Put in a huge garden...

And Jan spent as much time as possible outside with her two girls.

Jan Brett: “You know, playing in mud, bringing me salamanders, bugs. We had honeybees here. We had chickens, we fostered puppies. So, we always had puppies running around.”

But five years ago country living began to change. It started with the sounds of semi-trucks whizzing by all day. Then the air started to smell funny.

Jan Brett: “Even when people say, well, it's natural gas, that doesn’t have any smell. There’s a lot of bad smells out here. And its not the cattle and the feedlots and everything; it's a lot more chemical smells.”

Jan’s daughters began getting nosebleeds. And she worried that whatever was making the smells could be the cause. Then one night an explosion woke the family. It was a well close to their home.

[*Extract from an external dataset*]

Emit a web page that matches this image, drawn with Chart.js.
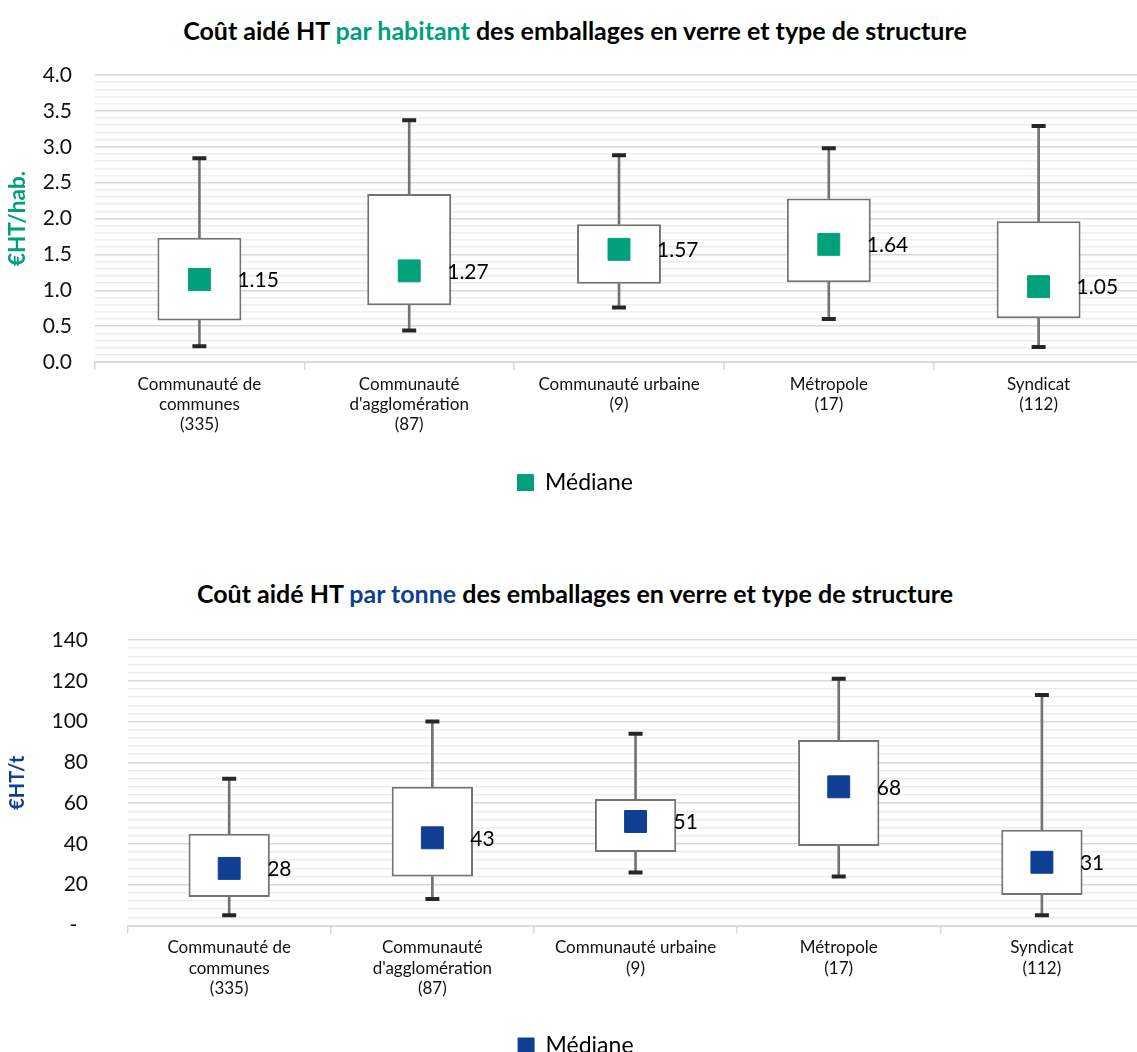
<!DOCTYPE html>
<html lang="fr">
<head>
<meta charset="utf-8">
<title>Coût aidé HT des emballages en verre par type de structure</title>
<script src="https://cdn.jsdelivr.net/npm/chart.js@4.4.1/dist/chart.umd.min.js"></script>
<style>
  html, body { margin: 0; padding: 0; background: #ffffff; }
  body { position: relative; width: 1137px; height: 1052px; overflow: hidden; }
  .title {
    position: absolute; left: 0; width: 1150px; text-align: center;
    font: bold 25px Lato, "Open Sans", sans-serif; line-height: 30px;
    color: #000000; white-space: nowrap;
  }
  .title .hab { color: #00A07A; }
  .title .tonne { color: #0F3F92; }
  #title1 { top: 15px; }
  #title2 { top: 578px; }
  canvas { position: absolute; left: 0; }
  #chartHab { top: 0; }
  #chartTonne { top: 560px; }
</style>
</head>
<body>
<div class="title" id="title1">Coût aidé HT <span class="hab">par habitant</span> des emballages en verre et type de structure</div>
<canvas id="chartHab" width="1160" height="540"></canvas>
<div class="title" id="title2">Coût aidé HT <span class="tonne">par tonne</span> des emballages en verre et type de structure</div>
<canvas id="chartTonne" width="1160" height="540"></canvas>
<script>
// Structure types (number of structures in brackets)
const categories = [
  ['Communauté de', 'communes', '(335)'],
  ['Communauté', "d'agglomération", '(87)'],
  ['Communauté urbaine', '(9)'],
  ['Métropole', '(17)'],
  ['Syndicat', '(112)']
];

// Cost per inhabitant (€HT/hab.)
const habMin    = [0.22, 0.44, 0.76, 0.60, 0.21];
const habQ1     = [0.58, 0.79, 1.09, 1.11, 0.61];
const habMedian = [1.15, 1.27, 1.57, 1.64, 1.05];
const habQ3     = [1.73, 2.34, 1.92, 2.28, 1.96];
const habMax    = [2.84, 3.37, 2.88, 2.98, 3.29];
const habTickLabels = ['0.0', '0.5', '1.0', '1.5', '2.0', '2.5', '3.0', '3.5', '4.0'];

// Cost per tonne (€HT/t)
const tonneMin    = [5, 13, 26, 24, 5];
const tonneQ1     = [14, 24, 36, 39, 15];
const tonneMedian = [28, 43, 51, 68, 31];
const tonneQ3     = [45, 68, 62, 91, 47];
const tonneMax    = [72, 100, 94, 121, 113];
const tonneTickLabels = ['-  ', '20', '40', '60', '80', '100', '120', '140'];

const TEAL = '#00A07A';
const BLUE = '#0F3F92';
const BOX_LINE = '#74736D';
const CAP = '#262626';

Chart.defaults.font.family = 'Lato, "Open Sans", sans-serif';
Chart.defaults.color = '#111111';

// Writes each median value to the right of its box
const medianLabels = {
  id: 'medianLabels',
  afterDatasetsDraw(chart, args, opts) {
    const meta = chart.getDatasetMeta(opts.datasetIndex);
    const values = chart.data.datasets[opts.datasetIndex].data;
    const ctx = chart.ctx;
    ctx.save();
    ctx.font = '21px Lato, "Open Sans", sans-serif';
    ctx.fillStyle = '#000000';
    ctx.textAlign = 'left';
    ctx.textBaseline = 'middle';
    meta.data.forEach((pt, i) => {
      ctx.fillText(opts.format(values[i]), pt.x + 38, pt.y + 1);
    });
    ctx.restore();
  }
};

function boxChart(canvasId, cfg) {
  const pairs = (a, b) => a.map((v, i) => [v, b[i]]);
  const isMajor = v => Math.abs(v / cfg.major - Math.round(v / cfg.major)) < 1e-6;
  return new Chart(document.getElementById(canvasId), {
    type: 'bar',
    data: {
      labels: categories,
      datasets: [
        {
          type: 'line', label: 'Médiane', data: cfg.median, order: 0,
          showLine: false, pointStyle: 'rect', pointRadius: 15.5, pointBorderWidth: 1,
          backgroundColor: cfg.color, borderColor: cfg.color, borderWidth: 1,
          pointBackgroundColor: cfg.color, pointBorderColor: cfg.color
        },
        {
          type: 'line', label: 'Minimum', data: cfg.min, order: 1,
          showLine: false, pointStyle: 'line', pointRadius: 7, pointBorderWidth: 4,
          borderColor: CAP, pointBorderColor: CAP
        },
        {
          type: 'line', label: 'Maximum', data: cfg.max, order: 1,
          showLine: false, pointStyle: 'line', pointRadius: 7, pointBorderWidth: 4,
          borderColor: CAP, pointBorderColor: CAP
        },
        {
          label: 'Quartiles', data: pairs(cfg.q1, cfg.q3), order: 2, grouped: false,
          backgroundColor: '#FFFFFF', borderColor: BOX_LINE, borderWidth: 2,
          borderSkipped: false, barPercentage: 0.4, categoryPercentage: 1
        },
        {
          label: 'Moustache basse', data: pairs(cfg.min, cfg.q1), order: 3, grouped: false,
          backgroundColor: BOX_LINE, borderWidth: 0, barThickness: 2
        },
        {
          label: 'Moustache haute', data: pairs(cfg.q3, cfg.max), order: 3, grouped: false,
          backgroundColor: BOX_LINE, borderWidth: 0, barThickness: 2
        }
      ]
    },
    options: {
      responsive: false,
      animation: false,
      events: [],
      layout: { padding: { top: cfg.padTop, bottom: cfg.padBottom, left: 0, right: cfg.padRight } },
      scales: {
        x: {
          type: 'category',
          offset: true,
          afterFit(scale) { scale.height = 74; },
          grid: {
            offset: true, drawOnChartArea: false, drawTicks: true,
            tickLength: 8, color: '#D9D9D9', lineWidth: 1.5
          },
          border: { display: true, color: '#D9D9D9', width: 2 },
          ticks: {
            font: { size: 17, lineHeight: 1.2 }, color: '#111111', padding: 4,
            maxRotation: 0, autoSkip: false
          }
        },
        y: {
          min: 0, max: cfg.yMax,
          afterFit(scale) { scale.width = cfg.axisWidth; },
          border: { display: false },
          grid: {
            drawTicks: false,
            color: c => isMajor(c.tick.value) ? '#D9D9D9' : '#EDEDED',
            lineWidth: 1.5
          },
          ticks: {
            stepSize: cfg.minor, autoSkip: false, padding: cfg.tickPad,
            font: { size: 21 }, color: '#111111',
            callback: v => isMajor(v) ? cfg.tickLabels[Math.round(v / cfg.major)] : ''
          },
          title: {
            display: true, text: cfg.yTitle, color: cfg.color,
            font: { size: cfg.titleSize, weight: 'bold' }, padding: { top: cfg.titlePad, bottom: 0 }
          }
        }
      },
      plugins: {
        legend: {
          position: 'bottom',
          labels: {
            filter: item => item.datasetIndex === 0,
            boxWidth: 16, boxHeight: 16, padding: 35,
            font: { size: 23 }, color: '#000000'
          }
        },
        tooltip: { enabled: false },
        medianLabels: { datasetIndex: 0, format: cfg.format }
      }
    },
    plugins: [medianLabels]
  });
}

boxChart('chartHab', {
  min: habMin, q1: habQ1, median: habMedian, q3: habQ3, max: habMax,
  color: TEAL, yTitle: '€HT/hab.', yMax: 4, major: 0.5, minor: 0.1,
  tickLabels: habTickLabels, format: v => v.toFixed(2),
  padTop: 75, padBottom: 36, padRight: 9.5, axisWidth: 94.5, tickPad: 22.5,
  titlePad: 4, titleSize: 22.5
});

boxChart('chartTonne', {
  min: tonneMin, q1: tonneQ1, median: tonneMedian, q3: tonneQ3, max: tonneMax,
  color: BLUE, yTitle: '€HT/t', yMax: 140, major: 20, minor: 4,
  tickLabels: tonneTickLabels, format: v => String(v),
  padTop: 80, padBottom: 32.5, padRight: 8.4, axisWidth: 127.6, tickPad: 39.6,
  titlePad: 6, titleSize: 20
});
</script>
</body>
</html>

Jan Brett: “... shook the windows and we could see the flames shooting up from here. And it had to have been... I don’t know how many miles away it was. You know, because you think, what if that happens closer to us? And then the well went in right behind our house.”

Jan’s neighbor had sold the mineral rights under his land to an oil and gas company.

Jan Brett: “They put up the huge thing called the Christmas tree, so the lights are on 24 hours a day and the water trucks going back and forth all day long and then the dust and the dirt. I remember going through the house and you could wipe off the dirt off the window sills.”

Eventually the Bretts determined they were no longer living their dream. Last year they sold their farm house and moved to Fort Collins, Colorado.

Jan Brett: “It's hard to let something like that go that you’ve put every bit of your life into for that long.”

But, down the road from Jan’s old farm... Chuck Sylvester says he welcomes the oil and gas boom.

Chuck Sylvester: “It is a pleasure of mine to get up early and see these trucks leaving early -- five, six in the morning. And if you listen real close you can hear them go by.”

Chuck’s family has been in Weld County since 1869.

Chuck Sylvester: “My great grandfather came in here as one of the early settlers on the bottom. They started growing crops of corn and hay and later sugar beets.”

Chuck’s wife Roni also grew up on a farm.

Roni Sylvester: “I am homemaker and a mom and a wife and always have been and probably always will be. Farm girl first and foremost.”

There are eighteen wells less than a quarter of a mile from Chuck and Roni’s big white farmhouse. From their kitchen window you can see eight round oil tanks. Roni remembers what it was like when the first well was drilled on their property.

Roni Sylvester: “They came in with all the construction equipment and the trailers and set up an entire little city there. It was very noisy and it did happen to be in the summertime and so we had our windows open. But, we got used to it, but it was just there for a minute there... oooohhh.”

Chuck says a short burst of construction pays off down the road.

Chuck Sylvester: “Its a wonderful sound. Would you like to live where nobody worked where nobody had any money? There would be no sounds nothing to see, nothing to do -- be like moving to the moon.”

Plus, Weld County is only one of a few counties in the nation that’s debt-free. It’s not just the government that’s doing well... Chuck and Roni say they didn’t even feel the Great Recession.

Chuck Sylester: “This is what America is about... people working, creating a product, and those people go to town and buy goods services and that creates jobs and it goes on and on there. It's economic activity that’s generating for thousands of people here in Weld County.”

The boom is likely to continue. Oil and gas companies project there could be up to 1.5 billion barrels of oil sitting below Weld County. That’s enough to provide all Coloradans with oil for sixteen years.

At the State Capitol, lawmakers who think like Jan Brett... are battling those who think like Chuck and Roni Sylvester. This week, Democratic legislators are introducing a series of bills to tighten restrictions on the oil and gas industry. The industry argues that tighter regulations will mean serious economic repercussions.